The good news: international food-safety regulators have finally started a formal review of botulism risk in powdered formula, and FDA is now testing powdered milk on its own. That is overdue — but it only matters if industry follows through and regulators enforce it. Of note, the U.S. has been stepping away from international health organizations – to its peril I would add – but I will leave that to another blog post.
The bottom line
Botulism spores are everywhere in the environment. They reach milk through the farm, survive pasteurization and drying, and can grow and produce toxin once formula is mixed up in a bottle. Powder cannot be sterilized without ruining it, and the safety advice parents are given was never designed to stop these spores. Heat is not the answer.
What is the answer is cleaner milk, better filtering, honest testing — including DNA testing — and straight talk with parents about why ready-to-feed sterile formula is the safer choice for the most vulnerable babies.
For the families I represent, and for me, the point is simple. In ByHeart, the contamination was in the powder the whole time, and the testing that would have caught it before babies were hurt was not being done. After two outbreaks in seven months, routine testing of dairy ingredients and finished powder — including DNA testing — is no longer optional.

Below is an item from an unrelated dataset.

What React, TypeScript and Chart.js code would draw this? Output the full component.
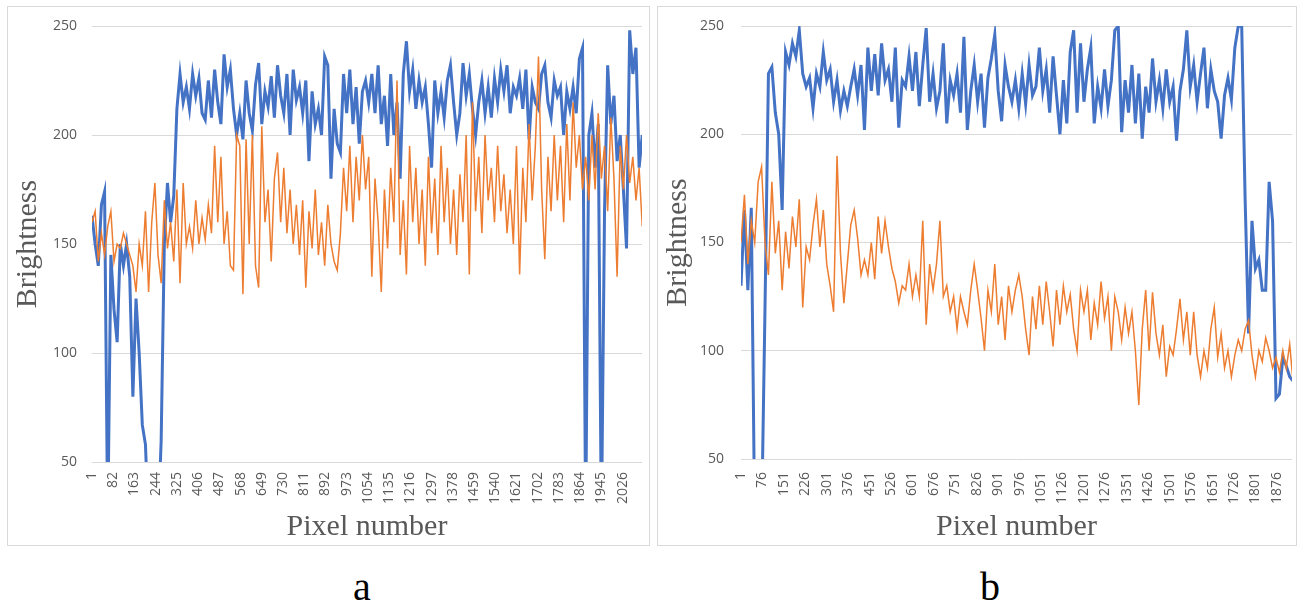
import React, { useEffect, useRef } from "react";
import { Chart, registerables } from "chart.js";

Chart.register(...registerables);

// Pixel-number spacing between the samples
const SAMPLE_STEP = 12;

const xTicksA = [1, 82, 163, 244, 325, 406, 487, 568, 649, 730, 811, 892, 973, 1054, 1135, 1216, 1297, 1378, 1459, 1540, 1621, 1702, 1783, 1864, 1945, 2026];
const xTicksB = [1, 76, 151, 226, 301, 376, 451, 526, 601, 676, 751, 826, 901, 976, 1051, 1126, 1201, 1276, 1351, 1426, 1501, 1576, 1651, 1726, 1801, 1876];
const yTicks = [50, 100, 150, 200, 250];

const blueA = [
  163, 150, 140, 168, 174, 20, 145, 120, 105, 150,
  140, 150, 135, 80, 125, 100, 67, 58, 20, 20,
  20, 20, 60, 150, 178, 160, 172, 212, 228, 215,
  222, 212, 228, 218, 226, 210, 207, 225, 208, 230,
  215, 205, 237, 222, 230, 212, 200, 210, 198, 225,
  210, 202, 223, 233, 205, 220, 213, 227, 208, 232,
  218, 210, 228, 200, 230, 216, 222, 210, 225, 188,
  220, 205, 212, 200, 236, 232, 180, 212, 196, 192,
  228, 210, 230, 205, 222, 196, 220, 225, 215, 228,
  210, 232, 205, 218, 195, 228, 200, 215, 180, 228,
  243, 220, 230, 212, 225, 215, 222, 205, 185, 225,
  210, 220, 208, 225, 232, 215, 200, 210, 233, 218,
  228, 212, 200, 215, 225, 210, 222, 208, 226, 215,
  230, 220, 232, 210, 222, 218, 226, 212, 230, 198,
  222, 215, 212, 228, 232, 215, 208, 225, 218, 222,
  200, 220, 212, 222, 210, 235, 240, 20, 200, 210,
  185, 205, 20, 165, 232, 205, 218, 188, 200, 175,
  148, 248, 228, 240, 185, 200,
];

const orangeA = [
  160, 165, 142, 155, 145, 158, 165, 142, 150, 148,
  155, 150, 145, 140, 128, 150, 140, 165, 128, 160,
  178, 145, 132, 170, 148, 160, 142, 175, 132, 178,
  150, 158, 148, 170, 150, 162, 152, 168, 155, 195,
  160, 190, 150, 165, 140, 138, 200, 195, 127, 198,
  150, 200, 140, 130, 204, 160, 175, 142, 180, 192,
  160, 185, 155, 175, 150, 168, 145, 170, 130, 165,
  148, 175, 145, 160, 140, 168, 150, 142, 138, 155,
  185, 165, 195, 160, 190, 170, 200, 175, 190, 135,
  180, 160, 128, 175, 148, 185, 160, 225, 145, 170,
  136, 195, 160, 185, 150, 175, 140, 190, 155, 180,
  145, 195, 160, 185, 150, 175, 145, 182, 160, 200,
  136, 215, 165, 190, 155, 200, 170, 185, 160, 195,
  165, 182, 155, 175, 150, 195, 136, 185, 160, 205,
  170, 195, 236, 175, 143, 190, 165, 200, 170, 195,
  160, 205, 170, 215, 185, 200, 175, 190, 170, 200,
  175, 210, 180, 195, 165, 208, 180, 135, 195, 175,
  200, 178, 190, 170, 185, 158,
];

const blueB = [
  130, 165, 128, 166, 20, 20, 20, 120, 228, 231,
  210, 200, 165, 238, 232, 242, 236, 248, 228, 222,
  226, 212, 228, 222, 238, 225, 230, 215, 225, 211,
  220, 213, 222, 230, 218, 232, 202, 240, 220, 237,
  218, 242, 225, 230, 215, 240, 203, 225, 222, 236,
  220, 238, 213, 232, 249, 215, 228, 212, 220, 242,
  205, 225, 218, 228, 210, 245, 202, 220, 232, 215,
  228, 203, 226, 235, 246, 220, 206, 232, 222, 215,
  225, 212, 228, 214, 232, 218, 222, 240, 220, 230,
  210, 236, 218, 200, 225, 205, 238, 248, 210, 242,
  215, 230, 240, 205, 222, 212, 230, 213, 225, 248,
  250, 201, 225, 210, 232, 205, 228, 198, 222, 210,
  235, 215, 225, 212, 230, 215, 222, 197, 220, 230,
  248, 222, 232, 215, 228, 240, 212, 230, 220, 215,
  198, 218, 226, 216, 240, 250, 250, 170, 108, 160,
  138, 142, 128, 128, 178, 160, 78, 80, 97, 93,
  88, 86,
];

const orangeB = [
  150, 172, 140, 160, 150, 178, 185, 150, 135, 178,
  145, 160, 128, 155, 138, 162, 148, 170, 120, 148,
  142, 158, 170, 148, 165, 140, 130, 118, 190, 145,
  122, 140, 158, 165, 152, 135, 142, 135, 150, 133,
  162, 145, 160, 148, 138, 132, 122, 130, 128, 140,
  125, 135, 125, 160, 112, 140, 128, 140, 160, 125,
  130, 118, 125, 110, 125, 118, 112, 128, 140, 128,
  115, 100, 128, 118, 140, 112, 125, 105, 130, 118,
  128, 135, 125, 110, 98, 125, 110, 130, 112, 132,
  118, 102, 128, 112, 130, 118, 126, 110, 100, 128,
  118, 128, 105, 122, 112, 132, 115, 125, 100, 125,
  118, 105, 120, 108, 118, 100, 75, 110, 128, 100,
  127, 108, 98, 112, 88, 102, 98, 110, 124, 105,
  118, 98, 118, 98, 88, 100, 92, 110, 120, 97,
  108, 92, 100, 88, 98, 105, 100, 110, 114, 98,
  88, 100, 95, 106, 100, 92, 97, 90, 100, 92,
  103, 85,
];

const BLUE = "#4472C4";
const ORANGE = "#ED7D31";
const AXIS_TEXT = "#595959";
const GRID = "#d9d9d9";

function toPoints(values: number[]) {
  return values.map((v, i) => ({ x: 1 + i * SAMPLE_STEP, y: v }));
}

type PanelProps = {
  blue: number[];
  orange: number[];
  xTicks: number[];
  xMax: number;
  width: number;
  height: number;
  yAxisWidth: number;
  xAxisHeight: number;
  padRight: number;
  xTickPad: number;
  yTickPad: number;
};

function Panel(props: PanelProps) {
  const ref = useRef<HTMLCanvasElement>(null);
  useEffect(() => {
    const tickFont = { family: "'Open Sans', 'Noto Sans', sans-serif", size: 14 };
    const titleFont = { family: "'Liberation Serif', serif", size: 30 };
    const chart = new Chart(ref.current as HTMLCanvasElement, {
      type: "line",
      data: {
        datasets: [
          {
            data: toPoints(props.orange),
            borderColor: ORANGE,
            backgroundColor: ORANGE,
            borderWidth: 1.5,
            pointRadius: 0,
            tension: 0,
            order: 0,
          },
          {
            data: toPoints(props.blue),
            borderColor: BLUE,
            backgroundColor: BLUE,
            borderWidth: 3,
            pointRadius: 0,
            tension: 0,
            order: 1,
          },
        ],
      },
      options: {
        responsive: false,
        animation: false,
        events: [],
        layout: { padding: { top: 19, right: props.padRight, bottom: 0, left: 0 } },
        plugins: { legend: { display: false }, tooltip: { enabled: false } },
        scales: {
          x: {
            type: "linear",
            min: 1,
            max: props.xMax,
            afterBuildTicks: (s: any) => {
              s.ticks = props.xTicks.map((v) => ({ value: v }));
            },
            afterFit: (s: any) => {
              s.height = props.xAxisHeight;
              s.paddingLeft = 0;
              s.paddingRight = 0;
            },
            grid: { display: false, drawTicks: false },
            border: { display: false },
            ticks: {
              autoSkip: false,
              minRotation: 90,
              maxRotation: 90,
              padding: props.xTickPad,
              color: AXIS_TEXT,
              font: tickFont,
              callback: (v: any) => String(v),
            },
            title: {
              display: true,
              text: "Pixel number",
              color: AXIS_TEXT,
              font: titleFont,
              padding: { top: 0, bottom: 0 },
            },
          },
          y: {
            min: 50,
            max: 250,
            afterBuildTicks: (s: any) => {
              s.ticks = yTicks.map((v) => ({ value: v }));
            },
            afterFit: (s: any) => {
              s.width = props.yAxisWidth;
              s.paddingTop = 0;
              s.paddingBottom = 0;
            },
            grid: { color: GRID, lineWidth: 1, drawTicks: false },
            border: { display: false },
            ticks: {
              padding: props.yTickPad,
              color: AXIS_TEXT,
              font: tickFont,
              callback: (v: any) => String(v),
            },
            title: {
              display: true,
              text: "Brightness",
              color: AXIS_TEXT,
              font: titleFont,
              padding: { top: 2, bottom: 0 },
            },
          },
        },
      },
    } as any);
    return () => chart.destroy();
  }, []);
  return (
    <canvas
      ref={ref}
      width={props.width}
      height={props.height}
      style={{ display: "block", width: props.width, height: props.height }}
    />
  );
}

const panelStyle = (left: number, width: number): React.CSSProperties => ({
  position: "absolute",
  left,
  top: 6,
  width,
  height: 540,
  boxSizing: "border-box",
  border: `1px solid ${GRID}`,
  background: "#fff",
});

const letterStyle = (center: number): React.CSSProperties => ({
  position: "absolute",
  left: center - 50,
  width: 100,
  top: 567,
  textAlign: "center",
  fontFamily: "'Liberation Serif', serif",
  fontSize: 40,
  lineHeight: "40px",
  color: "#000",
});

export default function App() {
  return (
    <div style={{ position: "absolute", left: 0, top: 0, width: 1308, height: 608, background: "#fff" }}>
      <div style={panelStyle(7, 643)}>
        <Panel
          blue={blueA}
          orange={orangeA}
          xTicks={xTicksA}
          xMax={2100}
          width={641}
          height={538}
          yAxisWidth={84}
          xAxisHeight={83}
          padRight={7}
          xTickPad={10}
          yTickPad={15}
        />
      </div>
      <div style={panelStyle(657, 640)}>
        <Panel
          blue={blueB}
          orange={orangeB}
          xTicks={xTicksB}
          xMax={1929}
          width={638}
          height={538}
          yAxisWidth={83}
          xAxisHeight={86}
          padRight={4}
          xTickPad={13}
          yTickPad={17}
        />
      </div>
      <div style={letterStyle(362)}>a</div>
      <div style={letterStyle(990)}>b</div>
    </div>
  );
}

These outbreaks were preventable. And if industry won’t fix it, the courts and the regulators will.
Sources
- FDA, Outbreak Investigation of Infant Botulism: Infant Formula (November 2025) — ByHeart. https://www.fda.gov/food/outbreaks-foodborne-illness/outbreak-investigation-infant-botulism-infant-formula-november-2025
- FDA, Post-Outbreak Response Activities: Clostridium botulinum Illnesses Associated with Consumption of Powdered Infant Formula — final ByHeart summary (48 infants, 17 states; outbreak declared over February 26, 2026). https://www.fda.gov/food/outbreaks-foodborne-illness/post-outbreak-response-activities-clostridium-botulinum-illnesses-associated-consumption-powdered
- FDA, Outbreak Investigation of Infant Botulism: Powdered Infant Formula (June 2026) — Nara Organics. https://www.fda.gov/food/outbreaks-foodborne-illness/outbreak-investigation-infant-botulism-powdered-infant-formula-june-2026
- CDC, Investigation Update: Infant Botulism Outbreak Linked to Infant Formula, November 2025. https://www.cdc.gov/botulism/outbreaks-investigations/infant-formula-nov-2025/investigation.html
- CDC Newsroom, Outbreak Update: Infant Botulism Linked to Powdered Infant Formula (June 13, 2026). https://www.cdc.gov/media/releases/2026/infant-botulism-outbreak-linked-to-powdered-infant-formula-june-2026.html
- FDA, Handling Infant Formula Safely: What You Need to Know; and FDA/WHO guidance on reconstituting powdered formula with water at about 160°F (70°C), a step aimed at Cronobacter and Salmonella — not botulism spores.
- Health Canada, Preparing and Handling Powdered Infant Formula — recommends commercially sterile liquid formula for premature, low-birth-weight, or immunocompromised infants.
- Molin, N. & Snygg, B.G. (1967). Effect of Lipid Materials on Heat Resistance of Bacterial Spores. Applied Microbiology, 15(6):1422–1426 — spores survive heat better in fat than in buffer.
- Burtscher, J., Rudavsky, T., Zitz, U., Neubauer, V. & Domig, K.J. (2023). Importance of Pre-Milking Udder Hygiene to Reduce Transfer of Clostridial Spores from Teat Skin to Raw Milk. Microorganisms, 11(5):1337.
- Codex Committee on Food Hygiene / Joint FAO–WHO Expert Meeting on Microbiological Risk Assessment (JEMRA): review of spore-forming pathogens, including C. botulinum, in powdered infant formula (2025–2026).